While produced with class and expense, it’s clear that money wasn’t funneled into the writers’ room for a screenplay with some originality (Nicholas Sparks and Jeff Van Wie are credited, based on Sparks’ novel). The movie continually seesaws between scenes of joy and scenes of sorrow never allowing its tween audience to get complacent with any extreme emotion for too long. Casting hasn’t been felicitous either, even though the actors are fine. But why does Ronnie have the only Southern accent between her two parents and younger brother, and why do the siblings resemble neither of their parents at all? The film really begins to seem like a prepackaged, homogenized entertainment for the star’s millions of fans who aren’t expected to think too hard about what’s before them: better to just let the mawkish emotional highs (Miley and Liam deliriously in love, swimming together in scuba gear in the local aquarium’s huge fish tank) and lows (there are so many) allow the preteens to squeal with delight or dissolve into tears. Director Julie Anne Robinson hasn’t lent anything special to the proceedings filming the show in mundane fashion (though that fish tank odyssey is the film’s high point photographically).

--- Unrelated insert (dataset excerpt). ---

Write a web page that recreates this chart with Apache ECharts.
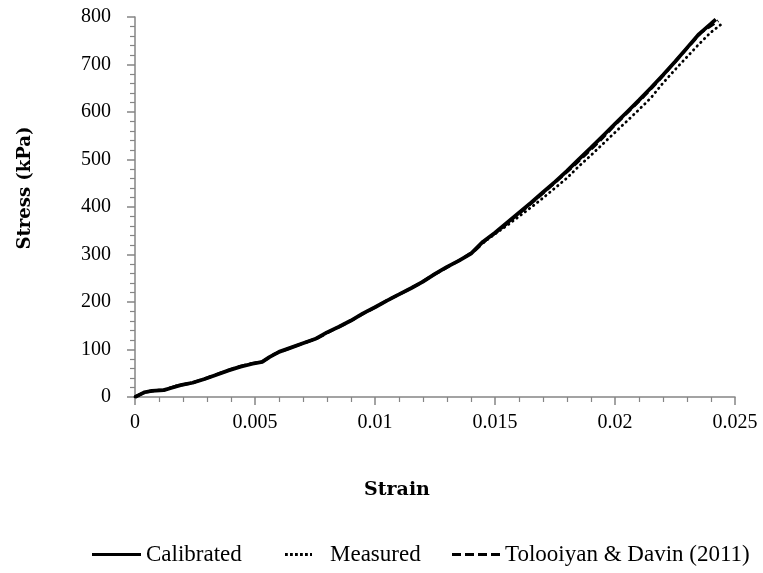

With such an arresting location (the movie was filmed in Tybee Island, Georgia), the film should have been bursting with pictorial splendor, but it isn’t.


Miley Cyrus gives her first dramatic role the old college try, but at this stage of the game, she’s just not interesting enough as an actress to earn unstinting praise. She can cry on cue and run through a bag of emotions, but they seem on the surface and not dredged up from deep within. Greg Kinnear gives a quiet and effectively controlled performance as the father coping with more conflicts than one man should have to bear. Little Bobby Coleman is most effective as the plucky little brother who matures noticeably as the film progresses. As the love interest, Liam Hemsworth goes shirtless a lot to display his best preparation for the role he’s saddled with. Nick Lashaway as a nasty drug dealer and Carly Chaikin as the girl he routinely beats up give predictably one dimensional performances to match the simplicity of the characters as written.



Video Quality

4/5


The film’s 2.35:1 theatrical aspect ratio is delivered in a 1080p transfer using the AVC codec. Color is nicely saturated throughout the film, and flesh tones are accurate and seem appropriately tan for the beach setting of the movie. Sharpness is adequate, but the image doesn’t pop perhaps due to only slightly above average black levels. With the film being so recent, it goes without saying that the image is clean and artifact free. The film has been divided into 16 chapters.



Audio Quality

3.5/5


The DTS-HD Master Audio 5.1 sound mix is a bit of a disappointment. With its ocean setting and activities such as beach volleyball contests to occupy large chunks of the story, the soundtrack as presented is very mediocre with very little use of the rear channels for the ambient sounds of the various locations. True, the pop music standards which adorn the soundtrack are often directed into the fronts and rears for a small sense of immersion, but those are the only times the rears seem to see much action, and the LFE channel is used even less often. Dialogue is nicely recorded and placed properly into the center channel.



Special Features

3/5


The audio commentary is by director Julie Robinson and co-producer Jennifer Gibgot. The two friends chat amiably about the project, offering nothing exciting or unusual about the experience of the production resulting in a predictable if genial track.


All of the bonus features are presented in 1080p.


There is an alternate opening sequence for the movie (involving a church fire which is one of the picture’s major plot point downers) which can be played with or without director commentary. It runs for 3 minutes.


There are five deleted scenes which may be played individually or in one 7 ¼-minute grouping. Some are extensions of scenes which are in the movie. There is also commentary with these which may be turned on or off.


Actor Bobby Coleman takes the viewer on a tour of the set visiting with co-producer Adam Shankman, Miley’s security guard (Miley pops in to say hello for a second), and the make-up, hair, craft service, and grips.


“The Making of the Music Video ‘When I look at You’” finds co-producer Adam Shankman directing the music video of Miley’s only song in the movie (sung over the closing credits). He and production designer Nelson Coates discuss the seat-of-their-pants quality of throwing together the music video for Miley with some behind-the-scenes shots of the different set-ups for the song. It runs 4 ½ minutes.


Miley’s music video “When I Look at You” is presented in a 4 ¼-minute featurette.


There are 1080p trailers for Lost: The Final Season, Secretariat, When in Rome, Oceans, Prince of Persia, and the animated A Christmas Carol.


The second disc in the package is the DVD copy of the movie.



In Conclusion

2.5/5 (not an average)


Despite an honest effort at making a teen drama, The Last Song is mawkish and mediocre. Fans of the teenaged star may find it just what they’re looking for, but on just about every level, the result is undistinguished and predictable.